Expected time after first 2 and before first ace

Question

We have a standard deck of cards. Find the expected number of cards after the first $2$ and before the first ace given that the first $2$ appears before the first ace.

Let $X$ be the number of cards satisfying the conditions, $$ E(X) = \sum_{i=1}^{45} E(X \mid \text{first 2 drawn at } i^{th} \text{ position & before 1st ace}) \cdot P(\text{1st 2 drawn at i & before 1st ace}) $$

$$ = \left(\frac{47}{5} \cdot \frac{4}{52}\right) + \left(\frac{46}{5} \cdot \frac{52-8}{52} \cdot \frac{4}{51}\right) + \ldots + \left(\frac{3}{5} \cdot \frac{52-8}{52} \cdot \ldots \cdot \frac{4}{52-45+1}\right) $$

$$ = \frac{47}{5 \cdot 13} + \sum_{i=2}^{45} \frac{4 \cdot (48 - i)}{5 \cdot (52-i+1)} \cdot \prod_{j=0}^{i-2} \left(\frac{52-j-8}{52-j}\right) $$

$$ = \frac{4081}{1170} + \frac{47}{5 \cdot 13} = \frac{379}{90} \approx 4.21 $$

I was told my final answer is wrong but would like to know what is wrong here. Some precisions about what I did above:

• $E(X \mid \text{first 2 drawn at } i^{th} \text{ position & before 1st ace})$ = $\frac{48-i}5$ by generalizing this Expected number of cards you should turn before finding an ace to a smaller number of cards.
• $P(\text{1st 2 drawn at i & before 1st ace})=$ probability of having anything but a $2$ or an ace in the first (i-1$)^{th}$ positions.
• The sum goes to $45$ which the last possibility for the first 2 to appear before an ace.

Answer 1

Here is a way to see the difference in a "direct manner". Assume we do not know that the first $2$ comes first, then the first $A$. Let us count the average number of the following random variable "win":

• the win is the number of cards between the first $2$, and the first $A$, excluding them when counting,
• and in case the $A$ comes first we "lose" and add a zero win.

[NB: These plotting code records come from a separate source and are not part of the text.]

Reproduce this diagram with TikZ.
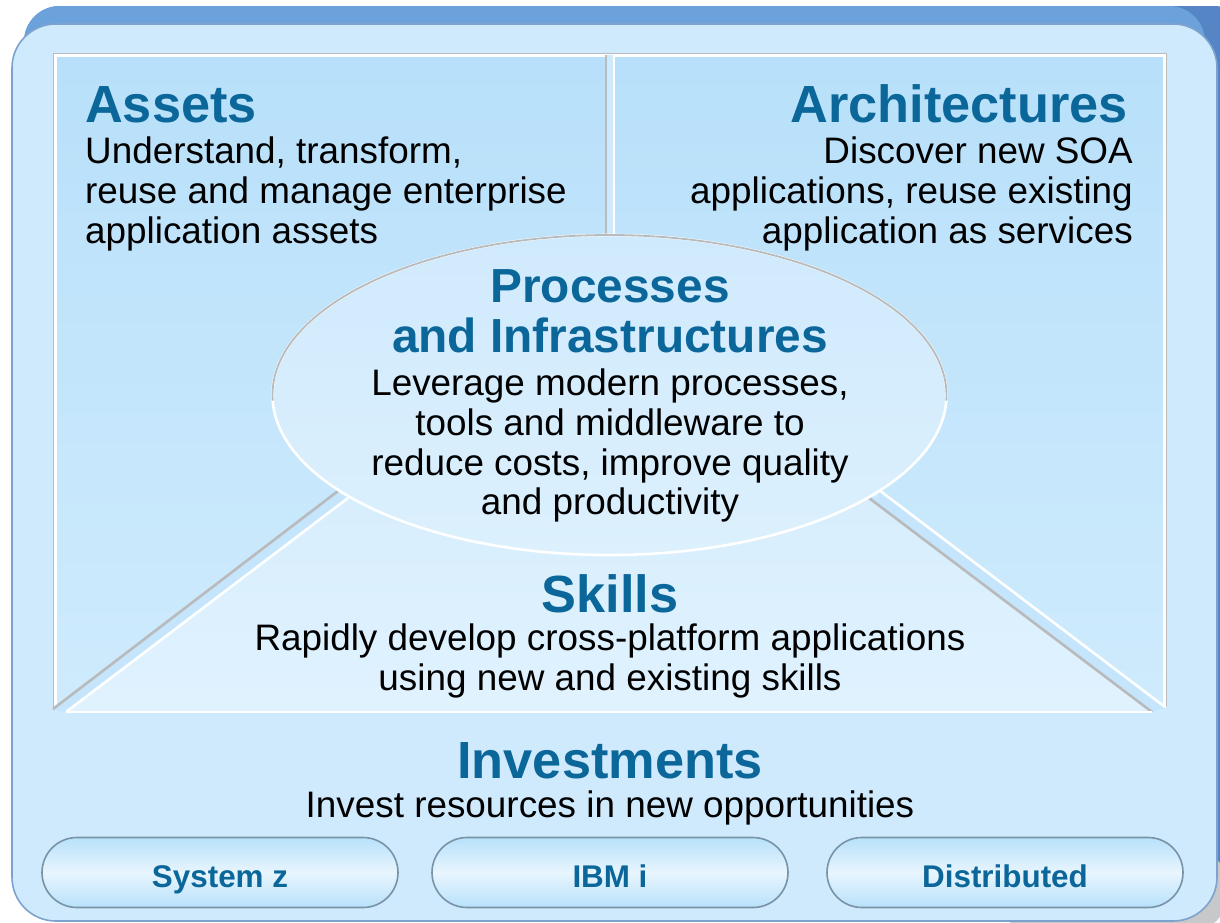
\documentclass[tikz,border=0pt]{standalone}
\usepackage{fontspec}
\setmainfont{Liberation Sans}
\usetikzlibrary{shapes.misc,calc}
\definecolor{ttlblue}{HTML}{0B6699}
\definecolor{panelc}{HTML}{D0EAFD}
\definecolor{panelrim}{HTML}{7EA2CE}
\definecolor{slabc}{HTML}{6CA2DC}
\definecolor{slabdark}{HTML}{5585C4}
\definecolor{uptop}{HTML}{B8E0FA}
\definecolor{upbot}{HTML}{CFEBFD}
\definecolor{skilltop}{HTML}{D8EEFD}
\definecolor{skillbot}{HTML}{E0F2FE}
\definecolor{stripc}{HTML}{C4E5FC}
\definecolor{elltop}{HTML}{D0EAFD}
\definecolor{ellbot}{HTML}{DCF0FD}
\definecolor{edgegray}{HTML}{B9BABB}
\definecolor{btnrim}{HTML}{7892A6}
\definecolor{btnedge}{HTML}{B8E1FA}
\definecolor{btnmid}{HTML}{E8F5FE}
\begin{document}
\begin{tikzpicture}[x=1bp,y=-1bp,
  ttl/.style={font=\fontsize{52.5}{60}\selectfont\bfseries, text=ttlblue, inner sep=0pt},
  ttlsm/.style={font=\fontsize{48}{56}\selectfont\bfseries, text=ttlblue, inner sep=0pt},
  bodytxt/.style={font=\fontsize{37}{42}\selectfont, text=black, inner sep=0pt},
  btntxt/.style={font=\fontsize{31.5}{36}\selectfont\bfseries, text=ttlblue, inner sep=0pt},
  btnshape/.style={rounded rectangle, minimum width=356bp, minimum height=70bp, inner sep=0pt,
     draw=btnrim, line width=1.6bp, top color=btnedge, bottom color=btnedge, middle color=btnmid},
  whiteedge/.style={draw=white, line width=2.6bp},
  grayedge/.style={draw=edgegray, line width=2.6bp}
]
\useasboundingbox (0,0) rectangle (1220,923);
\begin{scope}
\clip (0,0) rectangle (1220,923);
\fill[white] (0,0) rectangle (1220,923);
% back slab
\fill[slabdark, rounded corners=36] (24,6) rectangle (1250,912);
\fill[slabc, rounded corners=36] (24,6) rectangle (1205,860);
% shadow at bottom right
\fill[edgegray!80, rounded corners=30] (1000,850) rectangle (1225,930);
% main light panel
\draw[fill=panelc, draw=panelrim, line width=1.6bp, rounded corners=44] (12,24) rectangle (1217,921);
\end{scope}
% upper panels
\shade[top color=uptop, bottom color=upbot] (55,55) rectangle (1165,712);
\draw[edgegray, line width=1.2bp] (53.3,710) -- (53.3,53.3) -- (1166.7,53.3) -- (1166.7,706);
\draw[whiteedge] (55.5,708) -- (55.5,55.5) -- (1164.5,55.5) -- (1164.5,708);
% divider
\fill[panelc] (606,55) rectangle (614,242);
\draw[grayedge] (606,55) -- (606,242);
\draw[whiteedge] (614,55) -- (614,242);
% skills trapezoid
\shade[top color=skilltop, bottom color=skillbot] (66,712) -- (348,498) -- (869,498) -- (1152,712) -- cycle;
\fill[stripc] (53,710) -- (338,491) -- (348,498) -- (66,712) -- cycle;
\fill[stripc] (869,498) -- (879,490) -- (1165,708) -- (1152,712) -- cycle;
\draw[grayedge] (53,709) -- (338,491);
\draw[whiteedge] (66,712) -- (348,498);
\draw[grayedge] (869,498) -- (1152,712);
\draw[whiteedge] (879,490) -- (1165,707);
\draw[whiteedge] (66,712) -- (1152,712);
\fill[panelc!90!white] (340,469) rectangle (362,495);
\fill[panelc!90!white] (855,470) rectangle (878,497);
% ellipse
\shade[top color=elltop, bottom color=ellbot] (609.5,395) ellipse [x radius=337, y radius=160];
\draw[white, line width=2.6bp] (609.5,395) ellipse [x radius=337, y radius=160];
\draw[edgegray, line width=1.8bp] ($(609.5,395)+(178:337 and 160)$) arc[start angle=178, end angle=362, x radius=337, y radius=160];
% texts: Assets
\node[ttl, anchor=base west] (assetsT) at (85,122) {Assets};
\node[bodytxt, anchor=base west] (assets1) at (85,163) {Understand, transform,};
\node[bodytxt, anchor=base west] (assets2) at (85,203) {reuse and manage enterprise};
\node[bodytxt, anchor=base west] (assets3) at (85,243) {application assets};
% Architectures
\node[ttl, anchor=base east] (archT) at (1128,122) {Architectures};
\node[bodytxt, anchor=base east] (arch1) at (1133,163) {Discover new SOA};
\node[bodytxt, anchor=base east] (arch2) at (1133,203) {applications, reuse existing};
\node[bodytxt, anchor=base east] (arch3) at (1133,243) {application as services};
% Processes
\node[ttlsm, anchor=base] (procT1) at (610,302) {Processes};
\node[ttlsm, anchor=base] (procT2) at (610,352) {and Infrastructures};
\node[bodytxt, anchor=base] (proc1) at (610,395) {Leverage modern processes,};
\node[bodytxt, anchor=base] (proc2) at (610,435) {tools and middleware to};
\node[bodytxt, anchor=base] (proc3) at (610,475) {reduce costs, improve quality};
\node[bodytxt, anchor=base] (proc4) at (610,514) {and productivity};
% Skills
\node[ttl, anchor=base] (skillT) at (610,612) {Skills};
\node[bodytxt, anchor=base] (skill1) at (610,650) {Rapidly develop cross-platform applications};
\node[bodytxt, anchor=base] (skill2) at (610,690) {using new and existing skills};
% Investments
\node[ttl, anchor=base] (invT) at (610,778) {Investments};
\node[bodytxt, anchor=base] (inv1) at (610,817) {Invest resources in new opportunities};
% buttons
\node[btnshape] (sysz) at (220,872.5) {};
\node[btnshape] (ibmi) at (610,872.5) {};
\node[btnshape] (dist) at (1005,872.5) {};
\node[btntxt, anchor=base] (syszT) at (220,887) {System z};
\node[btntxt, anchor=base] (ibmiT) at (610,887) {IBM i};
\node[btntxt, anchor=base] (distT) at (1005,887) {Distributed};
\end{tikzpicture}
\end{document}
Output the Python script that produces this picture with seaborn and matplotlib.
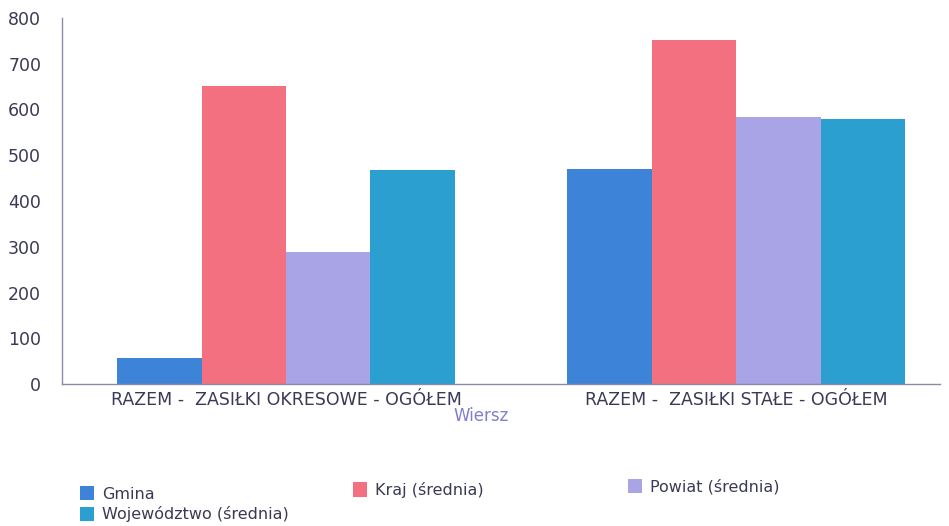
import matplotlib
matplotlib.use("Agg")
import matplotlib.pyplot as plt
import seaborn as sns
import pandas as pd

categories = ["RAZEM -  ZASIŁKI OKRESOWE - OGÓŁEM", "RAZEM -  ZASIŁKI STAŁE - OGÓŁEM"]
series = ["Gmina", "Kraj (średnia)", "Powiat (średnia)", "Województwo (średnia)"]
gmina = [57, 470]
kraj = [652, 752]
powiat = [289, 584]
wojewodztwo = [468, 579]
yticks = [0, 100, 200, 300, 400, 500, 600, 700, 800]
colors = ["#3d84d8", "#f2707f", "#a9a4e6", "#2b9fd0"]

rows = []
for s, vals in zip(series, [gmina, kraj, powiat, wojewodztwo]):
    for c, v in zip(categories, vals):
        rows.append({"Wiersz": c, "Seria": s, "Wartość": v})
df = pd.DataFrame(rows)

sns.set_style("white")
plt.rcParams['font.family'] = ['DejaVu Sans']

fig = plt.figure(figsize=(9.49, 5.26), dpi=100)
W, H = 949, 526
ax = fig.add_axes([62 / W, 1 - 384 / H, 878 / W, 366 / H])

sns.barplot(data=df, x="Wiersz", y="Wartość", hue="Seria", order=categories,
            hue_order=series, palette=colors, width=0.75, linewidth=0,
            saturation=1, ax=ax)

ax.set_xlim(-0.498, 1.453)
ax.set_ylim(0, 800)
ax.set_yticks(yticks)
ax.set_yticklabels([str(t) for t in yticks])
ax.set_ylabel("")
ax.set_xlabel("Wiersz", color="#7f7fd0", fontsize=12)
ax.xaxis.set_label_coords((481 - 62) / 878, -23 / 366)

for side in ["top", "right"]:
    ax.spines[side].set_visible(False)
for side in ["left", "bottom"]:
    ax.spines[side].set_color("#8a8aa8")
    ax.spines[side].set_linewidth(1)

ax.tick_params(axis="x", length=0, pad=5, labelsize=12.5, labelcolor="#3a3a55")
ax.tick_params(axis="y", length=0, pad=15, labelsize=12.5, labelcolor="#3a3a55")

handles, labels = ax.get_legend_handles_labels()
ax.get_legend().remove()

def add_leg(idx, x, y):
    fig.legend([handles[i] for i in idx], [labels[i] for i in idx],
               loc="upper left", bbox_to_anchor=(x / W, 1 - y / H),
               frameon=False, fontsize=11.5, handlelength=0.9, handleheight=1.0,
               handletextpad=0.5, labelspacing=0.3, borderpad=0,
               labelcolor="#3a3a55")

add_leg([0, 3], 72, 478)
add_leg([1], 345, 474)
add_leg([2], 620, 471)

fig.savefig("out.png", dpi=100)
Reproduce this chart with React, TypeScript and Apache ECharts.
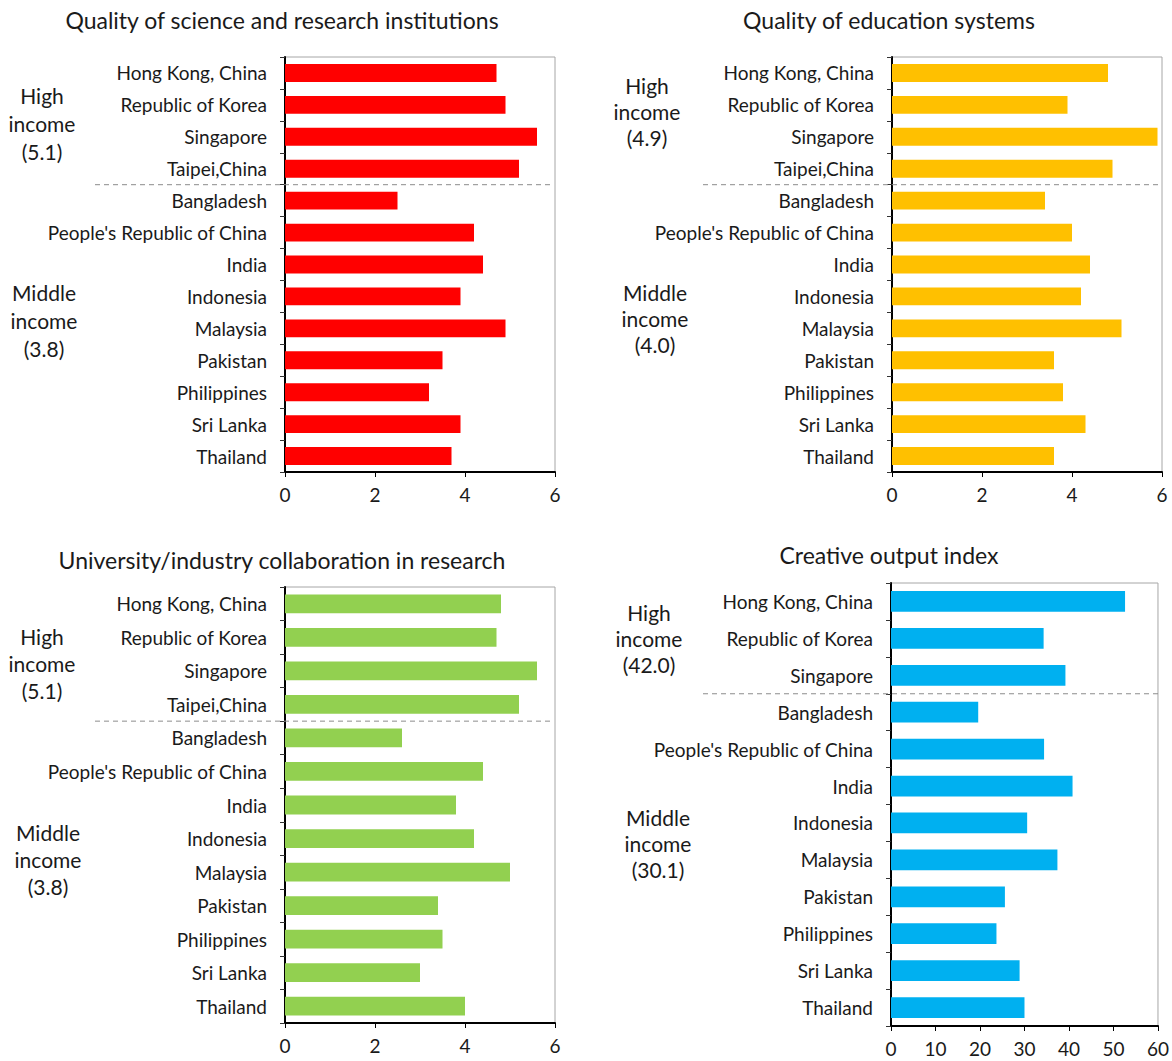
import React, { useEffect, useRef } from "react";
import * as echarts from "echarts";

// ---------- data ----------
const countries13 = [
  "Hong Kong, China",
  "Republic of Korea",
  "Singapore",
  "Taipei,China",
  "Bangladesh",
  "People's Republic of China",
  "India",
  "Indonesia",
  "Malaysia",
  "Pakistan",
  "Philippines",
  "Sri Lanka",
  "Thailand",
];
const countries12 = [
  "Hong Kong, China",
  "Republic of Korea",
  "Singapore",
  "Bangladesh",
  "People's Republic of China",
  "India",
  "Indonesia",
  "Malaysia",
  "Pakistan",
  "Philippines",
  "Sri Lanka",
  "Thailand",
];

const scienceValues = [4.7, 4.9, 5.6, 5.2, 2.5, 4.2, 4.4, 3.9, 4.9, 3.5, 3.2, 3.9, 3.7];
const educationValues = [4.8, 3.9, 5.9, 4.9, 3.4, 4.0, 4.4, 4.2, 5.1, 3.6, 3.8, 4.3, 3.6];
const collaborationValues = [4.8, 4.7, 5.6, 5.2, 2.6, 4.4, 3.8, 4.2, 5.0, 3.4, 3.5, 3.0, 4.0];
const creativeValues = [52.6, 34.3, 39.2, 19.6, 34.4, 40.8, 30.6, 37.4, 25.6, 23.7, 28.9, 30.0];

const titles = [
  "Quality of science and research institutions",
  "Quality of education systems",
  "University/industry collaboration in research",
  "Creative output index",
];
const highLabels = ["High\nincome\n(5.1)", "High\nincome\n(4.9)", "High\nincome\n(5.1)", "High\nincome\n(42.0)"];
const middleLabels = ["Middle\nincome\n(3.8)", "Middle\nincome\n(4.0)", "Middle\nincome\n(3.8)", "Middle\nincome\n(30.1)"];
const highCounts = [4, 4, 4, 3];

const scoreTicks = { min: 0, max: 6, interval: 2 };
const creativeTicks = { min: 0, max: 60, interval: 10 };

// ---------- layout / style ----------
const FONT = "Lato, 'Open Sans', sans-serif";
const TEXT = "#1a1a1a";
const colors = ["#FF0000", "#FFC000", "#92D050", "#00B0F0"];
const grids = [
  { left: 285, top: 57, width: 270, height: 415 },
  { left: 892, top: 57, width: 270, height: 415 },
  { left: 285, top: 587, width: 270, height: 436 },
  { left: 891, top: 583, width: 271, height: 443 },
];
const titlePos = [
  { x: 282, y: 20 },
  { x: 889, y: 20 },
  { x: 282, y: 560 },
  { x: 889, y: 555 },
];
const highPos = [
  { x: 42, y: 123 },
  { x: 647, y: 111 },
  { x: 42, y: 663 },
  { x: 649, y: 638 },
];
const middlePos = [
  { x: 44, y: 320 },
  { x: 655, y: 318 },
  { x: 48, y: 859 },
  { x: 658, y: 843 },
];
const highLineHeight = [28, 26, 27, 26];
const dashStart = [95, 703, 95, 703];

export default function App() {
  const ref = useRef<HTMLDivElement>(null);
  useEffect(() => {
    if (!ref.current) return;
    const chart = echarts.init(ref.current, null, { renderer: "svg" });
    const cats = [countries13, countries13, countries13, countries12];
    const vals = [scienceValues, educationValues, collaborationValues, creativeValues];
    const ticks = [scoreTicks, scoreTicks, scoreTicks, creativeTicks];

    const graphic: any[] = [];
    for (let i = 0; i < 4; i++) {
      graphic.push({
        type: "text",
        x: titlePos[i].x,
        y: titlePos[i].y,
        style: {
          text: titles[i],
          fill: TEXT,
          font: `23px ${FONT}`,
          textAlign: "center",
          textVerticalAlign: "middle",
        },
      });
      graphic.push({
        type: "text",
        x: highPos[i].x,
        y: highPos[i].y,
        style: {
          text: highLabels[i],
          fill: TEXT,
          font: `21px ${FONT}`,
          lineHeight: highLineHeight[i],
          textAlign: "center",
          textVerticalAlign: "middle",
        },
      });
      graphic.push({
        type: "text",
        x: middlePos[i].x,
        y: middlePos[i].y,
        style: {
          text: middleLabels[i],
          fill: TEXT,
          font: `21px ${FONT}`,
          lineHeight: highLineHeight[i],
          textAlign: "center",
          textVerticalAlign: "middle",
        },
      });
      const g = grids[i];
      const yDash = g.top + (g.height * highCounts[i]) / cats[i].length;
      graphic.push({
        type: "line",
        z: 100,
        shape: { x1: dashStart[i], y1: yDash, x2: g.left + g.width - 2, y2: yDash },
        style: { stroke: "#8c8c8c", lineWidth: 1, lineDash: [5, 4] },
      });
    }

    const option: any = {
      animation: false,
      backgroundColor: "#ffffff",
      textStyle: { fontFamily: FONT },
      grid: grids.map((g) => ({
        ...g,
        show: true,
        borderColor: "#a6a6a6",
        borderWidth: 1,
        backgroundColor: "transparent",
        containLabel: false,
      })),
      xAxis: ticks.map((t, i) => ({
        type: "value",
        gridIndex: i,
        min: t.min,
        max: t.max,
        interval: t.interval,
        splitLine: { show: false },
        axisLine: { show: true, lineStyle: { color: "#000", width: 2 } },
        axisTick: { show: true, length: 5, lineStyle: { color: "#000", width: 1 } },
        axisLabel: { color: TEXT, fontSize: 19, fontFamily: FONT, margin: 13 },
      })),
      yAxis: cats.map((c, i) => ({
        type: "category",
        gridIndex: i,
        data: c,
        inverse: true,
        axisLine: { show: true, lineStyle: { color: "#000", width: 2 } },
        axisTick: { show: true, length: 5, lineStyle: { color: "#333", width: 1 } },
        axisLabel: { color: TEXT, fontSize: 19, fontFamily: FONT, margin: 18 },
        splitLine: { show: false },
      })),
      series: vals.map((v, i) => ({
        type: "bar",
        xAxisIndex: i,
        yAxisIndex: i,
        data: v,
        barWidth: "56%",
        itemStyle: { color: colors[i] },
      })),
      graphic,
    };
    chart.setOption(option);
    return () => chart.dispose();
  }, []);
  return (
    <div
      ref={ref}
      style={{ position: "absolute", left: 0, top: 0, width: 1172, height: 1061 }}
    />
  );
}
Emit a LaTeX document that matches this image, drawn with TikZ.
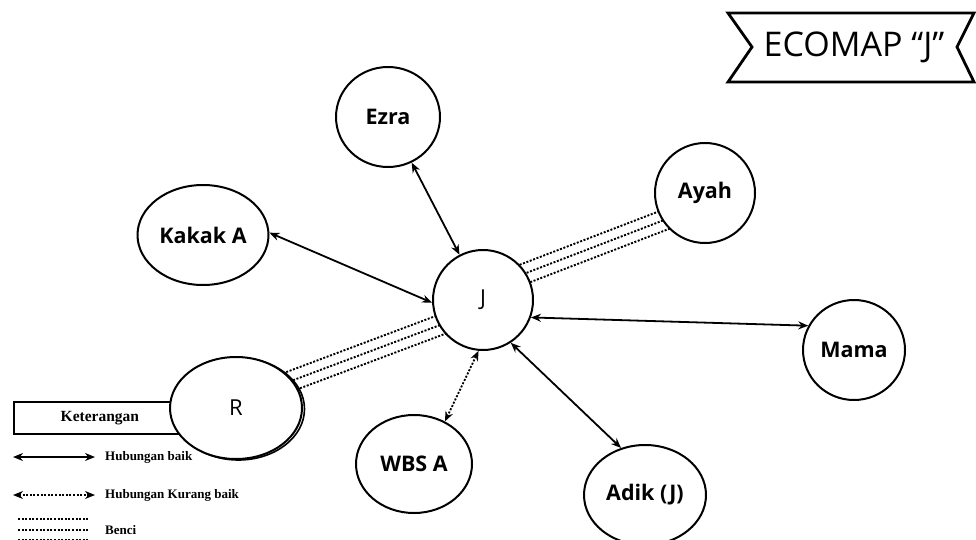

The formula for this is... $$ \left(\frac{48-1}{5} \cdot \frac{4}{52}\right) + \left(\frac{48-2}{5} \cdot \frac{52-8}{52} \cdot \frac{4}{52-1}\right) + \left(\frac{48-3}{5} \cdot \frac{52-8}{52}\cdot \frac{51-8}{51} \cdot \frac{4}{52-2}\right) + \\ + \ldots + \left(\frac{48-45}{5} \cdot \frac{52-8}{52} \cdot \frac{51-8}{51}\cdot \ldots \cdot \frac{52-45-8}{52-45}\cdot \frac{4}{52-44}\right) \\ = \sum_{1\le j\le 45} \frac{48-j}{5}\cdot\left(\prod_{0\le k<j-1}\frac{52-k-8}{52-k}\right)\cdot\frac 4{52-j+1} \ . $$ Here,

• in the first term, the $4/52$ is the probability that a two comes on the first place, followed by the mean time till the first ace shows up, $(48-1)/5$,
• in the second term, the $(52-8)/52$ is the probability that the first card is neither $2$, nor $A$, and $4/51$ is the probability that a two comes in the second turn, (before any $A$,) all times the mean time till the first ace shows up, $(48-2)/5$,
• in the third term, the $(52-8)/52$ is the probability that the first card is neither $2$, nor $A$, the $(51-8)/51$ is the probability that the second card is neither $2$, nor $A$, and $4/50$ is the probability that a two comes in the third turn, thus insuring again $2$ before $A$, all times the mean time till the first ace shows up, $(48-3)/5$, and so on.

So the way the sum is built does not use the information that the $2$ comes first, and implements it tacitly.

Since first $2$ comes first before the first $A$ in half of the times, we have the missing factor $1/2$.